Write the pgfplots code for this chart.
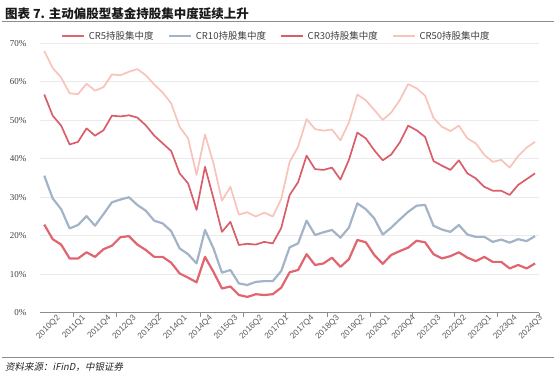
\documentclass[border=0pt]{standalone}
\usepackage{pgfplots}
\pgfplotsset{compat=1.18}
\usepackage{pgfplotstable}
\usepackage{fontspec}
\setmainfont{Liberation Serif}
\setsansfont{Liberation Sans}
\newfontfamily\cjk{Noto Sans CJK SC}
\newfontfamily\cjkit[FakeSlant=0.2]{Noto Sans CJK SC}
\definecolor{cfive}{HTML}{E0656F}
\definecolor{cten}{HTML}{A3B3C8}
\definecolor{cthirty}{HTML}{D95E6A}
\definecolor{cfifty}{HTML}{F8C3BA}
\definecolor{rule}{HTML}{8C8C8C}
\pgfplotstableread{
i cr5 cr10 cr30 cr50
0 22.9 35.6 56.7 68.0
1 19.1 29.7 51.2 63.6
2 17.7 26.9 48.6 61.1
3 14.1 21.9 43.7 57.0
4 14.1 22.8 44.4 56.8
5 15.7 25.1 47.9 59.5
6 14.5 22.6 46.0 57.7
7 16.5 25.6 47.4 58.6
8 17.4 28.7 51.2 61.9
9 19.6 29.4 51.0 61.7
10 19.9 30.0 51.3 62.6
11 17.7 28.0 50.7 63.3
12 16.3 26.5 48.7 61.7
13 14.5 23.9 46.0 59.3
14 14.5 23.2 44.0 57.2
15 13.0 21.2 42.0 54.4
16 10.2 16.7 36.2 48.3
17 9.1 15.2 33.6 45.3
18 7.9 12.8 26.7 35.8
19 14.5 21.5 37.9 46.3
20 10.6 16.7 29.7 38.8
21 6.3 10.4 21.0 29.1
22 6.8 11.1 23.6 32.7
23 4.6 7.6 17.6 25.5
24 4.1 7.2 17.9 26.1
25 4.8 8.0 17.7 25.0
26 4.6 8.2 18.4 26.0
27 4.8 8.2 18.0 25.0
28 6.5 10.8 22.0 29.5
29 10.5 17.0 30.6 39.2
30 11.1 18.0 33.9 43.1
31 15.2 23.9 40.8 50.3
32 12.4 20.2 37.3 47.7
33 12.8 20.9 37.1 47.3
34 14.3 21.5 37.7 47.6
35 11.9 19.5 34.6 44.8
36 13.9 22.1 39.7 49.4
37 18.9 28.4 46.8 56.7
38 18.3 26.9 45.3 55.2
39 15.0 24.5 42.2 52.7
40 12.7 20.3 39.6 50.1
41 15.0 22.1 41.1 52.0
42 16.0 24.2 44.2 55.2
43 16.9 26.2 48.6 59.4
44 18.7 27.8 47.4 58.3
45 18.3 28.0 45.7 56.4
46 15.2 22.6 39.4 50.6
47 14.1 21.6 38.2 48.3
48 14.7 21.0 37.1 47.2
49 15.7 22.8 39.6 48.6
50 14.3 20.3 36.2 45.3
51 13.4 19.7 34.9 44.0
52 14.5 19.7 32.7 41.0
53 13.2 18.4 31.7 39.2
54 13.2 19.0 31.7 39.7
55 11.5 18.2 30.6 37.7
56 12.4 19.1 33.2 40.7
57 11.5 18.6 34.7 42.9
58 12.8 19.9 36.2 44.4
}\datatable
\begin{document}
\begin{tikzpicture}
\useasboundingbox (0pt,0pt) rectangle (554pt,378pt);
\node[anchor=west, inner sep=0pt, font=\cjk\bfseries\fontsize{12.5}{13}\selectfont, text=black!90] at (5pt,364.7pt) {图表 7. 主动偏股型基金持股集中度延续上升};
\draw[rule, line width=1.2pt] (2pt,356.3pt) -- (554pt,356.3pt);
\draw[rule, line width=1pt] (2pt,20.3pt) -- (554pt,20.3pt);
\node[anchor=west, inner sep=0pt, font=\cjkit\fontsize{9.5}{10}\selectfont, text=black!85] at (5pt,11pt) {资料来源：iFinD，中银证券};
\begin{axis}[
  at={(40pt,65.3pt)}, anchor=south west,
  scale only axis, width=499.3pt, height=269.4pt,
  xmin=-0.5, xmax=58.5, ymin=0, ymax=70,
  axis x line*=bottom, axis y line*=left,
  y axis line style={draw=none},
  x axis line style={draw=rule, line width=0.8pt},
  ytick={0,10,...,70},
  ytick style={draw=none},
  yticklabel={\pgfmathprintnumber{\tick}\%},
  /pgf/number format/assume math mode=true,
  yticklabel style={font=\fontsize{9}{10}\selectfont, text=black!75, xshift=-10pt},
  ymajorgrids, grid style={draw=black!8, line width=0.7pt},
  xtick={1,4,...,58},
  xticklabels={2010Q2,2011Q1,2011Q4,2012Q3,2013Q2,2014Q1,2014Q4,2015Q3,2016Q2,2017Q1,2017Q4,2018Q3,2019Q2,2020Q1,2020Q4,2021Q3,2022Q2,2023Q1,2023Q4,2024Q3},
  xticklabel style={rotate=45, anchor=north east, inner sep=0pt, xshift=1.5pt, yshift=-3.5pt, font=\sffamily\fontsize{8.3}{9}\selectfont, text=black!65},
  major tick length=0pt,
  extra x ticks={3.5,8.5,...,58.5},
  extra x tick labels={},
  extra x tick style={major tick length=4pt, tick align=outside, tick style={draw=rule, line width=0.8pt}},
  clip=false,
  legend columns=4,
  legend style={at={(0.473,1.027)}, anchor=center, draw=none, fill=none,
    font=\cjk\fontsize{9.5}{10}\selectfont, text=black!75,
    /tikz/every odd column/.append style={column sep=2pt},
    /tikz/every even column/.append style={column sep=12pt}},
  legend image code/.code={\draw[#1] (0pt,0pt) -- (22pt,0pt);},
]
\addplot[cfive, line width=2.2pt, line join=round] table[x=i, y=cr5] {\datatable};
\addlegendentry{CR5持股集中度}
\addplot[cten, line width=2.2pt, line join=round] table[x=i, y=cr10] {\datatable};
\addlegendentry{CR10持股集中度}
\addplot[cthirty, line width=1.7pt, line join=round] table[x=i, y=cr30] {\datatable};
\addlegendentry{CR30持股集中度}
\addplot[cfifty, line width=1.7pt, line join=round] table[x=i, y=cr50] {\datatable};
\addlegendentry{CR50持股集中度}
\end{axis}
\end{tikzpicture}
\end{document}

--

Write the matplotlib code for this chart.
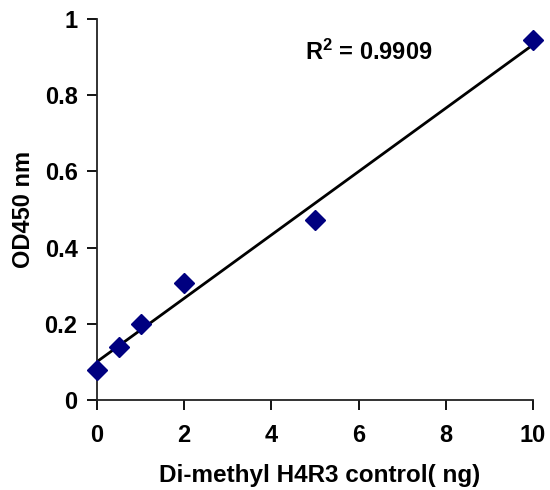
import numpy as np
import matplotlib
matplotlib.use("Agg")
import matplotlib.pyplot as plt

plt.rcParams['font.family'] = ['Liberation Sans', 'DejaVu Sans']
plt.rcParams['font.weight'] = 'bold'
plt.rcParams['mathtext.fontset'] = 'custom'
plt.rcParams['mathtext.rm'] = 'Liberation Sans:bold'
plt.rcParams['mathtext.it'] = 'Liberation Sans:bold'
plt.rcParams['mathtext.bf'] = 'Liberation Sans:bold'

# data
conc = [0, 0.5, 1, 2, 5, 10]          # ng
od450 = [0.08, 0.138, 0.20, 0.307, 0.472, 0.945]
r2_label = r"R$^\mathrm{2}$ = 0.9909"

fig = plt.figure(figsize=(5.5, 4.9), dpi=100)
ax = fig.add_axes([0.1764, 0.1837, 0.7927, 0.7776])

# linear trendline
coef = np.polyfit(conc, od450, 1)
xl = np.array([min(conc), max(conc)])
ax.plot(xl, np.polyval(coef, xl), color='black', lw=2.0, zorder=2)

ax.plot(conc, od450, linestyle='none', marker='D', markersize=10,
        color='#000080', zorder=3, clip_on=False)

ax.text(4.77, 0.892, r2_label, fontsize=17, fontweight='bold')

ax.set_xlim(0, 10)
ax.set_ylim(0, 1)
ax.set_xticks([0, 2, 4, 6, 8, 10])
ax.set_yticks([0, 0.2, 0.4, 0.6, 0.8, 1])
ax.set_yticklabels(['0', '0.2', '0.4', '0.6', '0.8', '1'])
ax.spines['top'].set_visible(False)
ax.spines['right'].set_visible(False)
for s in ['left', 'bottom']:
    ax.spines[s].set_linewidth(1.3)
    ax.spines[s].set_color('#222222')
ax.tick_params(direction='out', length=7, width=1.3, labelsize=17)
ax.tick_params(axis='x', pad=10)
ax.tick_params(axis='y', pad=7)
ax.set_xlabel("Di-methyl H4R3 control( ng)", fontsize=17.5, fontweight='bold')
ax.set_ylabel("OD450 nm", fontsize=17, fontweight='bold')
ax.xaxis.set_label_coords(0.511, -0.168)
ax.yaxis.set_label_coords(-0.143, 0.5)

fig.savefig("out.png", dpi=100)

==

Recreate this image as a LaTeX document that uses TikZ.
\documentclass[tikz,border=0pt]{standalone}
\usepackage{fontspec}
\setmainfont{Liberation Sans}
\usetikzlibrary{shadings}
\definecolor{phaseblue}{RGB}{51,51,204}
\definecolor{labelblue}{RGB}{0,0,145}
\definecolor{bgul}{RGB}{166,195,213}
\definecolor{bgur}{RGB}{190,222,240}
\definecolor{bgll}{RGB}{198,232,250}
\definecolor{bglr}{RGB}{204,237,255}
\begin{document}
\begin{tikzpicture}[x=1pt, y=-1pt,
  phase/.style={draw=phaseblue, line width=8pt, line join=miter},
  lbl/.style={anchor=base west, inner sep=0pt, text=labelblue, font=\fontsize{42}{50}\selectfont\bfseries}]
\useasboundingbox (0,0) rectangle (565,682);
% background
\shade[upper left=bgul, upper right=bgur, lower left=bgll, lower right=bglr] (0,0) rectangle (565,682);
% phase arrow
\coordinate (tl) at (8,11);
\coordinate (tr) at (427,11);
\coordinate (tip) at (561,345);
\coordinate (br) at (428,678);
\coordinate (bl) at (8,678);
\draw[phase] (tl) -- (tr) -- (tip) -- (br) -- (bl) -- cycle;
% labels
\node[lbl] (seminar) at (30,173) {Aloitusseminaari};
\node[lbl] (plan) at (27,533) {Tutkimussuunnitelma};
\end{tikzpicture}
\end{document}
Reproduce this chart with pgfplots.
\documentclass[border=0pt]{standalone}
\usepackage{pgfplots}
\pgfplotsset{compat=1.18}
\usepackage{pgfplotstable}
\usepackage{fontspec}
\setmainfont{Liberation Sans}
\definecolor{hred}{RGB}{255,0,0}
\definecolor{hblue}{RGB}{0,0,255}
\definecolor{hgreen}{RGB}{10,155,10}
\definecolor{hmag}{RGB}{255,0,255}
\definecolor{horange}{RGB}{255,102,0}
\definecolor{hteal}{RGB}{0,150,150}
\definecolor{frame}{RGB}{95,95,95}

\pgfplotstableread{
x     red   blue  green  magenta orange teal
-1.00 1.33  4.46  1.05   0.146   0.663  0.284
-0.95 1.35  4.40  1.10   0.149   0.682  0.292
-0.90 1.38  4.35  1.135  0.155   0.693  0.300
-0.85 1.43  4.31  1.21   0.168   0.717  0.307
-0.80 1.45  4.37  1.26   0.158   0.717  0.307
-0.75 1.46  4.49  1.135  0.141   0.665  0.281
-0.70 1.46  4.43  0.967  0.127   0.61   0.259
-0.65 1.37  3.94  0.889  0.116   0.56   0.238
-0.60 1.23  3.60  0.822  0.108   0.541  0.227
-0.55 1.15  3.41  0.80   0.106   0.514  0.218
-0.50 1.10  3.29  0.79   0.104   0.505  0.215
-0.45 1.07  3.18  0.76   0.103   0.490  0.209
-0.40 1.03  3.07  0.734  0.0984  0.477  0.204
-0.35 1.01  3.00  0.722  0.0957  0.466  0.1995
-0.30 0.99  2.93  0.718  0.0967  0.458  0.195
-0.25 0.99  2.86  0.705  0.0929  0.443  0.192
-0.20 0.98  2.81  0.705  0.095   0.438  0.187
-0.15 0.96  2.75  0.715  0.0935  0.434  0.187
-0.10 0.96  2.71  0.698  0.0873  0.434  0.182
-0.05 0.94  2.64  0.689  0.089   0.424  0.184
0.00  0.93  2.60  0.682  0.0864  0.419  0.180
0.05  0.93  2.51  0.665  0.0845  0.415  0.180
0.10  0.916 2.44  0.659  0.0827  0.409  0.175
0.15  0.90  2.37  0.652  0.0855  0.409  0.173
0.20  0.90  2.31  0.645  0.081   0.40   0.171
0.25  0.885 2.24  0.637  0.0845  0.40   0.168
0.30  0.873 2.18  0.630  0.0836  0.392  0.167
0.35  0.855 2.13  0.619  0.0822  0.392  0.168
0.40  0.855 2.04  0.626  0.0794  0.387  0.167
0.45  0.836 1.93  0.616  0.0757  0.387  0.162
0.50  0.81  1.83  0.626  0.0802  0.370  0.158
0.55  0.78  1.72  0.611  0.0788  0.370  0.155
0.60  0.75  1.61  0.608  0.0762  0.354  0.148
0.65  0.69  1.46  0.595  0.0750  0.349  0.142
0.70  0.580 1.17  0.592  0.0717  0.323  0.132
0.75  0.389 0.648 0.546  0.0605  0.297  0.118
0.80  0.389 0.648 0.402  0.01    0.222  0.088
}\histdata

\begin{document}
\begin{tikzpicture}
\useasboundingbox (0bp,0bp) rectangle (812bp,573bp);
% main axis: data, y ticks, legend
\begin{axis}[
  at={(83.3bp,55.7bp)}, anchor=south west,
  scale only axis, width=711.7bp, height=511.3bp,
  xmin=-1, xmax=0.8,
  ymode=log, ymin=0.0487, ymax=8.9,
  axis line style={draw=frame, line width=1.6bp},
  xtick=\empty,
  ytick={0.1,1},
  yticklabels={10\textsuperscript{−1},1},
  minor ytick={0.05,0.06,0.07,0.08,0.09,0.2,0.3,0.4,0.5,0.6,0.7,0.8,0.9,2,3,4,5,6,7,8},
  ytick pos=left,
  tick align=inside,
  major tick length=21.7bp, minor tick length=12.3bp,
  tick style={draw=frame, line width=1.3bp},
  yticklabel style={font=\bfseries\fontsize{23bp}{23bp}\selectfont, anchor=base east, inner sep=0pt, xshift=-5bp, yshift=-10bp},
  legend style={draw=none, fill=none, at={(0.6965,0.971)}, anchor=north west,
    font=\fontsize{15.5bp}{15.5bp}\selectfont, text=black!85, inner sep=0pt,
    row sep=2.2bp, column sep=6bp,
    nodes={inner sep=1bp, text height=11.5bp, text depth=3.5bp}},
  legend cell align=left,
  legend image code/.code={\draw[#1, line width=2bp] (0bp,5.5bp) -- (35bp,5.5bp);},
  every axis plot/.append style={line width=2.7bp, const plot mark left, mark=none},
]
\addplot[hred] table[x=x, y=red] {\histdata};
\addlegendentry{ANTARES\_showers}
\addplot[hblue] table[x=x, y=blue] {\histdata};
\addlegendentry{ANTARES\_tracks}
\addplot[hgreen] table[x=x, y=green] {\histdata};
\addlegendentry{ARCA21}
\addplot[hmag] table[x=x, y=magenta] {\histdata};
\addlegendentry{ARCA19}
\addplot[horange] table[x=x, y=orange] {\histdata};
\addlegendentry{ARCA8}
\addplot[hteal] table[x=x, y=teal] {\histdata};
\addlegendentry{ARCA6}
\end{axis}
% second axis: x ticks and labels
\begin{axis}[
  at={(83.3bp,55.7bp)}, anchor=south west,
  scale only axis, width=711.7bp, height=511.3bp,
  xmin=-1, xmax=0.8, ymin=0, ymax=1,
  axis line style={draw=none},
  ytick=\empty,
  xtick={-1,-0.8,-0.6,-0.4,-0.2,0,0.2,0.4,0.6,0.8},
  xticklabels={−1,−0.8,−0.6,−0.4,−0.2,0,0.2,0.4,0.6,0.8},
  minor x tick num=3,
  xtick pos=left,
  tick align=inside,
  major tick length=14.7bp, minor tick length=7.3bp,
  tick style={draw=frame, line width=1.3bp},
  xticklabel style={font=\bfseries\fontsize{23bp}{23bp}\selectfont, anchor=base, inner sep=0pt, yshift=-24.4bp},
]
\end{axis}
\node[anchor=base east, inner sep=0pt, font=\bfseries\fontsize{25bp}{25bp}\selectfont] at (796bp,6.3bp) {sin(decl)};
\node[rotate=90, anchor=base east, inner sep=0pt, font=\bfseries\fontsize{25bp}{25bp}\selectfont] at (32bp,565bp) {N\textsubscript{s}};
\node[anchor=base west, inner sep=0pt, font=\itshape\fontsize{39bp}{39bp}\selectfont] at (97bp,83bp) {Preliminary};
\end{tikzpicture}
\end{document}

- _WHAT TO WORK ON_
Copy exactly the part of the material above that opens with the line containing "Write the matplotlib code for this chart." and closes with the line containing "import matplotlib.pyplot as plt", ends included. Drop the images.

- _WRITTEN SOLUTION_
Write the matplotlib code for this chart.
import numpy as np
import matplotlib
matplotlib.use("Agg")
import matplotlib.pyplot as plt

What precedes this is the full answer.